Amendment 4 allows for the automatic restoration of a felon’s voting rights (with exceptions for those convicted of murder or felony sexual offenses) after completing all sentencing terms, including restitution, parole, or probation.
The Criminal Justice system rightly holds offenders accountable for their misdeeds; however, punishment should include a constructive and redemptive purpose. This is in the best interest of society — for most ex-offenders, once they have served their sentences, will return to society.
Society should look to reintegrate them and afford them the opportunity to participate fully in the life of their communities once they have paid their debt and are released. Restoring their right to vote is a meaningful step in this direction.

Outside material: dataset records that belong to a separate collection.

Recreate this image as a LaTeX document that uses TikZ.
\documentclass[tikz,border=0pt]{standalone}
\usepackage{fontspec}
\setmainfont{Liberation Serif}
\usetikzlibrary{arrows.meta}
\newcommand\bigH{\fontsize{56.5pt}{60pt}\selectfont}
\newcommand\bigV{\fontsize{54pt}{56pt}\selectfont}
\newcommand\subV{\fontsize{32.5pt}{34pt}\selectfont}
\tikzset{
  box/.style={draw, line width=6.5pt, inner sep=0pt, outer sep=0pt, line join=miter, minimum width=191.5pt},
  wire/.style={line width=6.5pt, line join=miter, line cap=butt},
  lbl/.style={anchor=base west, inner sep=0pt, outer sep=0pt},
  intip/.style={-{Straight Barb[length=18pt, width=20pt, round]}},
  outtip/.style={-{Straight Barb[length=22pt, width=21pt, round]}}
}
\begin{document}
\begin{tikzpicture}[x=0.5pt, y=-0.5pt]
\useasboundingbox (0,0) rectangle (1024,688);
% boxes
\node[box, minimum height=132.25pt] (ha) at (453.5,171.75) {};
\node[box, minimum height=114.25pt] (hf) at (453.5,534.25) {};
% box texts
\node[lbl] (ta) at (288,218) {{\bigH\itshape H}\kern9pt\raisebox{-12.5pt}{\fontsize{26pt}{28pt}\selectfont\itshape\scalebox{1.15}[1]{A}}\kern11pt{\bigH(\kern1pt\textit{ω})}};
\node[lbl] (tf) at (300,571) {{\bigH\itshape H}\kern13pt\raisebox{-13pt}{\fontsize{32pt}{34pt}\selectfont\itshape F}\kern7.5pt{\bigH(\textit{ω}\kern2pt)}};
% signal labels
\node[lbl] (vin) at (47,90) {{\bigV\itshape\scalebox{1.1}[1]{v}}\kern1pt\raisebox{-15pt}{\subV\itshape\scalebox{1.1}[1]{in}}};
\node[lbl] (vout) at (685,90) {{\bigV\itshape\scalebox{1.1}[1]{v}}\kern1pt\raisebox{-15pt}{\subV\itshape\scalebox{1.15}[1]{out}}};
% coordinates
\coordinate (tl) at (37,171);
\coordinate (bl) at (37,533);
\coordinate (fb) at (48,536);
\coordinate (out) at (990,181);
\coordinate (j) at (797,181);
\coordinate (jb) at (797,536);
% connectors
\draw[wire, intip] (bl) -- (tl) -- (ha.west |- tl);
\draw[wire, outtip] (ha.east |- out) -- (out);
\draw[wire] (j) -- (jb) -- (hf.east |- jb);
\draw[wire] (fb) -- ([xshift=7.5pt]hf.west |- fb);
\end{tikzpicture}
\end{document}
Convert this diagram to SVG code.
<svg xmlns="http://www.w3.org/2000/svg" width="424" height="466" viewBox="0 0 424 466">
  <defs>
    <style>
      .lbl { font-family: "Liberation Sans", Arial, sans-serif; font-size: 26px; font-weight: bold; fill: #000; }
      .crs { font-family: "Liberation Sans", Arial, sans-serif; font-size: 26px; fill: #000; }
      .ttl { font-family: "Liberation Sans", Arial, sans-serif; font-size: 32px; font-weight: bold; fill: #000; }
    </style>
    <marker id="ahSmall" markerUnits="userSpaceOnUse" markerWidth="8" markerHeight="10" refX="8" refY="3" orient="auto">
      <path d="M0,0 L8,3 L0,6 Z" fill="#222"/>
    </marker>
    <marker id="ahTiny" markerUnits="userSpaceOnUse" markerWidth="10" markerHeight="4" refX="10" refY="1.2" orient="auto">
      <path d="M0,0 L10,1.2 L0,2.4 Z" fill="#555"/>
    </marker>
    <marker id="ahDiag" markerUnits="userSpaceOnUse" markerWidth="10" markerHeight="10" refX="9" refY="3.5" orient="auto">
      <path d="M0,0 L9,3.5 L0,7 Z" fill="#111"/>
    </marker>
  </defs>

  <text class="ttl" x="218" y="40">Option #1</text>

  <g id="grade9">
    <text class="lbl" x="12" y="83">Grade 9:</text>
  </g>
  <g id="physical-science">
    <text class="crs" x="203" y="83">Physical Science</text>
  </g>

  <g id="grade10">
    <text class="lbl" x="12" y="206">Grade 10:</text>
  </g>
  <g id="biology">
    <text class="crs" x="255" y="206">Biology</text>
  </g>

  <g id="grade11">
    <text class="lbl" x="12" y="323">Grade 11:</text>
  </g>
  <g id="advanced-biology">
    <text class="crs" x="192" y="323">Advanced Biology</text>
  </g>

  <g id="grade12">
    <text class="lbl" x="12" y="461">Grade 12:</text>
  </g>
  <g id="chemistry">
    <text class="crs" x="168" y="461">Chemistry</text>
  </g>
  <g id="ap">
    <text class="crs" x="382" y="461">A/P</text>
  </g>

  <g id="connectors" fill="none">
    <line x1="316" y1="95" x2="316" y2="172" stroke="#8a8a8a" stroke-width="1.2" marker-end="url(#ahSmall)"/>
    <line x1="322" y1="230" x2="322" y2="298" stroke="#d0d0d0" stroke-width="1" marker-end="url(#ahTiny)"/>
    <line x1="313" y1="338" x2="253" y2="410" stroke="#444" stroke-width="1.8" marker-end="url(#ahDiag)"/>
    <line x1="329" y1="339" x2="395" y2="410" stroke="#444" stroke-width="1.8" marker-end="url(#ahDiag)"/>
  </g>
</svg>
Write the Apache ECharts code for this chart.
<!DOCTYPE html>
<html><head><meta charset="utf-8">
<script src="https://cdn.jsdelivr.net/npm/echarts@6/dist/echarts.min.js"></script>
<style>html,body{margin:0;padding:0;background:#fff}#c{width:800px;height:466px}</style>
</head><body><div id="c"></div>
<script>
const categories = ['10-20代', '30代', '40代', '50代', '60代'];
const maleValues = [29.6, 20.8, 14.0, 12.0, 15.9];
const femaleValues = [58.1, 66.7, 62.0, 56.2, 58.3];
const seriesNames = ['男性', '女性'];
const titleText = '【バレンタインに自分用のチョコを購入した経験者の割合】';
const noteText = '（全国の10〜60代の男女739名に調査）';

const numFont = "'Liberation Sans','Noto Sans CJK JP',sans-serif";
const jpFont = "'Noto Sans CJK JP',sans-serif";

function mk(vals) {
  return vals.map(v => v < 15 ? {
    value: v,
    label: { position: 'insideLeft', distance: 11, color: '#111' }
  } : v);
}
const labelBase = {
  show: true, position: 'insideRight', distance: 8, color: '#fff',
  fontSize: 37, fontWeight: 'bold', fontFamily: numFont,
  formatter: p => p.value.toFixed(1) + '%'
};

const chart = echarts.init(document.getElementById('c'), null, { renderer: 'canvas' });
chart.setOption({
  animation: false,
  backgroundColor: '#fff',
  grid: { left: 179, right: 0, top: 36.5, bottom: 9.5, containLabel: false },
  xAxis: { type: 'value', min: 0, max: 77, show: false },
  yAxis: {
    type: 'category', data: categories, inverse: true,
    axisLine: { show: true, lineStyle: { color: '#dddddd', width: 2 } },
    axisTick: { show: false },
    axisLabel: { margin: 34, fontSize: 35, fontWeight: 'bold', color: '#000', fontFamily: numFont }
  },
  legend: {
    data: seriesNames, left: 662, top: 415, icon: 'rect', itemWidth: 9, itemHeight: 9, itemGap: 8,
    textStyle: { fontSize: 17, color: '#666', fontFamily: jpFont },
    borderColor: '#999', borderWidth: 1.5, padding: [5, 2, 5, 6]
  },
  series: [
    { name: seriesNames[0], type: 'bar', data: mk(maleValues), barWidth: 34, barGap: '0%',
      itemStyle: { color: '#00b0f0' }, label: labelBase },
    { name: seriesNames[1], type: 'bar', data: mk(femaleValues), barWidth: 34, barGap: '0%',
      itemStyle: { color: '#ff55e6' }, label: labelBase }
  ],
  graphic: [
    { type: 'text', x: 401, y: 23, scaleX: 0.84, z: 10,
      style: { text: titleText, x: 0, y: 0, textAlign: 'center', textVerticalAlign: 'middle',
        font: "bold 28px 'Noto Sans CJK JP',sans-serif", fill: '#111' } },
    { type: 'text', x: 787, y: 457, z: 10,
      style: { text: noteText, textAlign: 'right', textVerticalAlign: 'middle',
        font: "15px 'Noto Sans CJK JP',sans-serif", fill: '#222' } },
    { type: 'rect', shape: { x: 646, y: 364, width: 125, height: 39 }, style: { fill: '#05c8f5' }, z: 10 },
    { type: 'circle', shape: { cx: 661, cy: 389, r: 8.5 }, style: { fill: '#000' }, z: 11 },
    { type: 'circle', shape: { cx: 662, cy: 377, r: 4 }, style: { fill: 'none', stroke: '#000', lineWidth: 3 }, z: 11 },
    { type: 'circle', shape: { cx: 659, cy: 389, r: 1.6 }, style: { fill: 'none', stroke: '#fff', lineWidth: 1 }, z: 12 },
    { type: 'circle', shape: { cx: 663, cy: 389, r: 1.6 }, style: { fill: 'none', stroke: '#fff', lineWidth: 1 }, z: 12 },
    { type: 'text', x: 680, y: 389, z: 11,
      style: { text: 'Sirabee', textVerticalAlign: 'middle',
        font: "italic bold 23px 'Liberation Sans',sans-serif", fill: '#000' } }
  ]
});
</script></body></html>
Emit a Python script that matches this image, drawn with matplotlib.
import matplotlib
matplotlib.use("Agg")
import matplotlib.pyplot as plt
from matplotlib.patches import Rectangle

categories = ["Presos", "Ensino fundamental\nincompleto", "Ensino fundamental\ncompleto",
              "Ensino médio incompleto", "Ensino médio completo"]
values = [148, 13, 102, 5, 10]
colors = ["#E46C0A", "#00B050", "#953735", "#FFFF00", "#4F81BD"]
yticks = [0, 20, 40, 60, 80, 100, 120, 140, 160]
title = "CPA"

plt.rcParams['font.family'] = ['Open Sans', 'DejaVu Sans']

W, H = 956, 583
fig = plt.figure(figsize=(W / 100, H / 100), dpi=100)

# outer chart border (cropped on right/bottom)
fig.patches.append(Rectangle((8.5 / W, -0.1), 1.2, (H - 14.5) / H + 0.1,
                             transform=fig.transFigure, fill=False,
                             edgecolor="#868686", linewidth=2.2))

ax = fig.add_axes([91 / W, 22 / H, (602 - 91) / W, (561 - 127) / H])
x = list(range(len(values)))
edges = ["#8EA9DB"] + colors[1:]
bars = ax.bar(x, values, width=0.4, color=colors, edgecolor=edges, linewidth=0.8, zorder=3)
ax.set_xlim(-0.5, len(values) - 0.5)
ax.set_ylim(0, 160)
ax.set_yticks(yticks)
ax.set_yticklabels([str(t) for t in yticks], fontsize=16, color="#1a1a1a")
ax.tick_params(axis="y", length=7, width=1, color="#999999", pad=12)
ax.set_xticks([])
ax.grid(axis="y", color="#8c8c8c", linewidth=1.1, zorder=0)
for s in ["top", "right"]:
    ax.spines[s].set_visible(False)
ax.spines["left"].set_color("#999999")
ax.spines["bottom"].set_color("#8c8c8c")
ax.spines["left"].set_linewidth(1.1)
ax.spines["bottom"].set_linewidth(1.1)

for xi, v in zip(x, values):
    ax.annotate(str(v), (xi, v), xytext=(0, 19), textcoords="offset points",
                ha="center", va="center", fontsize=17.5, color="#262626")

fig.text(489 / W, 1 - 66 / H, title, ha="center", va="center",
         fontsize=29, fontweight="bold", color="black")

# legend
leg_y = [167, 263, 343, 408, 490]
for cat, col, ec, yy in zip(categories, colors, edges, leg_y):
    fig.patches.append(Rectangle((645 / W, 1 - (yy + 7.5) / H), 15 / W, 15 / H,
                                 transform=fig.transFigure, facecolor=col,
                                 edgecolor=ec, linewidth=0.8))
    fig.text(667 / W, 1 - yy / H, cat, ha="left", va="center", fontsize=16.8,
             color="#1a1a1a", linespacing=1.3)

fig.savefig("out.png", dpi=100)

Florida has long been an extreme outlier — one of only four states that does not allow the automatic restoration of a felon’s voting rights after the completion of his/her sentence.
Currently in Florida, voting rights can only be restored after applying to the governor and cabinet, who act as a clemency board.
Earlier this year, the U.S. courts found this cumbersome and inefficient arrangement unconstitutional.
A constitutional amendment is perhaps not the most ideal way to ensure restoration of voting rights, but it is today the only practical way — and certainly it is better for voters to decide than judges “legislating from the bench.”
A “Yes” vote on Amendment 4 might pose some short-term challenges for one political party or the other; but, in the long term, it is the just thing to do.